A Chance for Every Child: How a focus on children can help DFID achieve equitable progress on the Millennium Development Goals

DFID Civil Society Organisations Child Rights Working Group

The MDGs do not currently contain explicit requirements for states to ensure that they are achieved on an equitable basis and, in effect, the MDG matrix is equity blind. It encourages states to focus on the ‘low hanging fruit’ (better off, mainly urban populations) leaving the marginalised inadequately protected while measurements are unable to distinguish between fair and unfair social distributions. The evidence presented in this paper shows that this has led to insufficient attention paid to equity across and within generations, with devastating impacts for the achievement of the MDGs and for the wellbeing of children now and in the future.  DFID is currently not doing enough to promote children’s rights and, without action, this will hinder their ability to fulfil stated commitments on ensuring greater equity in achieving the MDGs.

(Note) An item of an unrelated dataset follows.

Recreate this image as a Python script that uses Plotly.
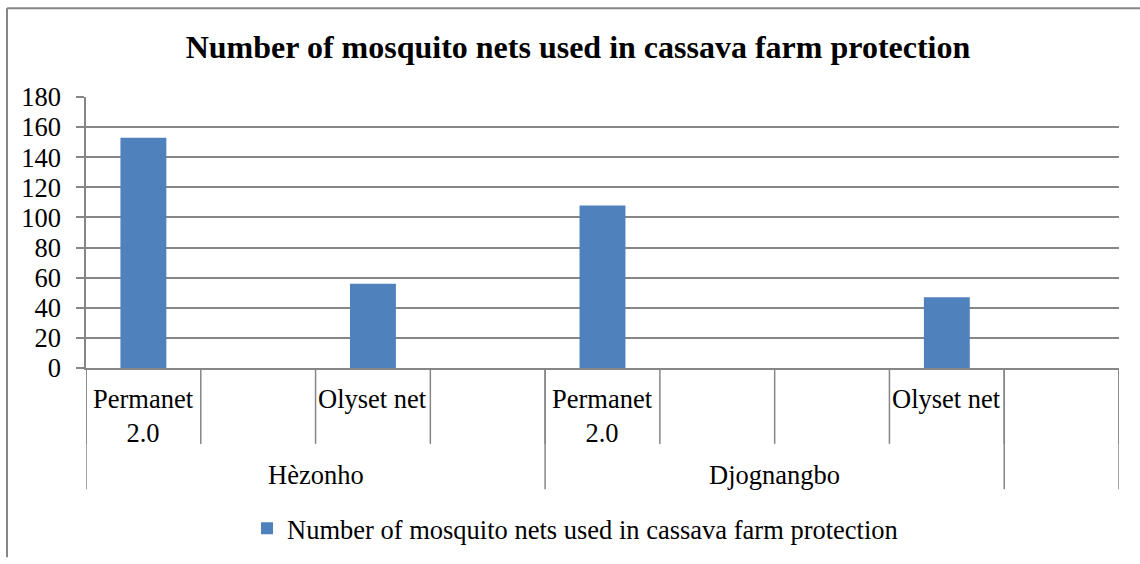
import plotly.graph_objects as go

# ---- data ----
categories = ["Permanet 2.0", "", "Olyset net", "", "Permanet 2.0", "", "", "Olyset net", ""]
groups = ["Hèzonho", "Djognangbo", ""]
group_sizes = [4, 4, 1]
values = [153, None, 56, None, 108, None, None, 47, None]
series_name = "Number of mosquito nets used in cassava farm protection"
title_text = "Number of mosquito nets used in cassava farm protection"
y_ticks = list(range(0, 181, 20))

# ---- layout constants (page pixel coords) ----
W, H = 1140, 564
PLOT_L, PLOT_R, PLOT_T, PLOT_B = 86, 1119, 97, 372
ML, MT = PLOT_L, PLOT_T
MR = W - PLOT_R
MB = H - PLOT_B
PH = PLOT_B - PLOT_T
PW = PLOT_R - PLOT_L
GRID = "#868686"
FONT = "Times New Roman, Liberation Serif, serif"
FS = 26.5
BAR = "#4F81BD"

def py(px):  # page pixel y -> paper y
    return (PLOT_B - px) / PH

def pxx(px):  # page pixel x -> paper x
    return (px - PLOT_L) / PW

idx = list(range(len(categories)))

fig = go.Figure()
fig.add_trace(go.Bar(
    x=idx, y=values, width=0.4, name=series_name,
    marker=dict(color=BAR, line=dict(width=0)),
    showlegend=True,
))

shapes = []
for i in range(len(categories) + 1):
    shapes.append(dict(type="line", xref="x", yref="paper",
                       x0=i - 0.5, x1=i - 0.5, y0=0, y1=py(449),
                       line=dict(color=GRID, width=1.5)))
pos = -0.5
bounds = [pos]
for s in group_sizes:
    pos += s
    bounds.append(pos)
for b in bounds:
    shapes.append(dict(type="line", xref="x", yref="paper",
                       x0=b, x1=b, y0=0, y1=py(495),
                       line=dict(color=GRID, width=1.5)))
# outer chart border: top and left edges
shapes.append(dict(type="line", xref="paper", yref="paper",
                   x0=pxx(7), x1=pxx(1140), y0=py(7), y1=py(7),
                   line=dict(color=GRID, width=2)))
shapes.append(dict(type="line", xref="paper", yref="paper",
                   x0=pxx(7), x1=pxx(7), y0=py(7), y1=py(564),
                   line=dict(color=GRID, width=2)))

annotations = []
for i, c in enumerate(categories):
    if not c:
        continue
    txt = c.replace("Permanet ", "Permanet<br>")
    annotations.append(dict(x=i, y=py(386), xref="x", yref="paper",
                            text=txt, showarrow=False, yanchor="top",
                            xanchor="center", align="center",
                            font=dict(family=FONT, size=FS, color="black")))
start = -0.5
for g, s in zip(groups, group_sizes):
    if g:
        annotations.append(dict(x=start + s / 2, y=py(481), xref="x", yref="paper",
                                text=g, showarrow=False, yanchor="middle",
                                xanchor="center",
                                font=dict(family=FONT, size=FS, color="black")))
    start += s

fig.update_layout(
    width=W, height=H,
    margin=dict(l=ML, r=MR, t=MT, b=MB),
    paper_bgcolor="white", plot_bgcolor="white",
    title=dict(text="<b>" + title_text + "</b>", x=578 / W, xref="container",
               y=1 - 47 / H, yref="container", xanchor="center", yanchor="middle",
               font=dict(family=FONT, size=32, color="black")),
    xaxis=dict(range=[-0.5, len(categories) - 0.5], showticklabels=False,
               showgrid=False, zeroline=False, showline=True,
               linecolor=GRID, linewidth=1.5, ticks=""),
    yaxis=dict(range=[0, 180], tickvals=y_ticks, showgrid=True,
               gridcolor=GRID, gridwidth=1.5, zeroline=False,
               showline=True, linecolor=GRID, linewidth=1.5,
               ticks="outside", ticklen=8, tickcolor=GRID, tickwidth=1.5,
               ticklabelstandoff=10,
               tickfont=dict(family=FONT, size=FS, color="black")),
    legend=dict(orientation="h", x=pxx(247), xanchor="left",
                y=py(535), yanchor="middle",
                font=dict(family=FONT, size=FS, color="black"),
                itemwidth=30),
    shapes=shapes, annotations=annotations,
    bargap=0.6,
)

fig.write_html(
    "out.html",
    config={"displayModeBar": False},
    post_script="document.body.style.margin='0';document.body.style.overflow='hidden';",
)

It is specifically recommended that:

 

  • DFID appoint a high level child rights champion in recognition of the importance of children to the development process, and must ensure that a member of staff at head office level works exclusively on promoting child
  • DFID promote the development and use of child-rights based equity indicators for monitoring future progress against the MDGs (see Annex 1 for details), and resource other national governments to strengthen their national data collection and monitoring of the MDGs.
  • DFID track its own child-related expenditure and report this to the UN Committee on the Rights of the Child and support other national governments to do the same.
  • All DFID country offices should undertake a child rights situational analysis and use this to explicitly outline actions to promote children’s rights in strategies on social protection, health, education and nutrition, including specific action to target excluded groups.
  • In contributing to the development of a post-MDG framework, DFID must ensure that greater attention is paid to equity and that all child rights, including those to protection and care, are acknowledged.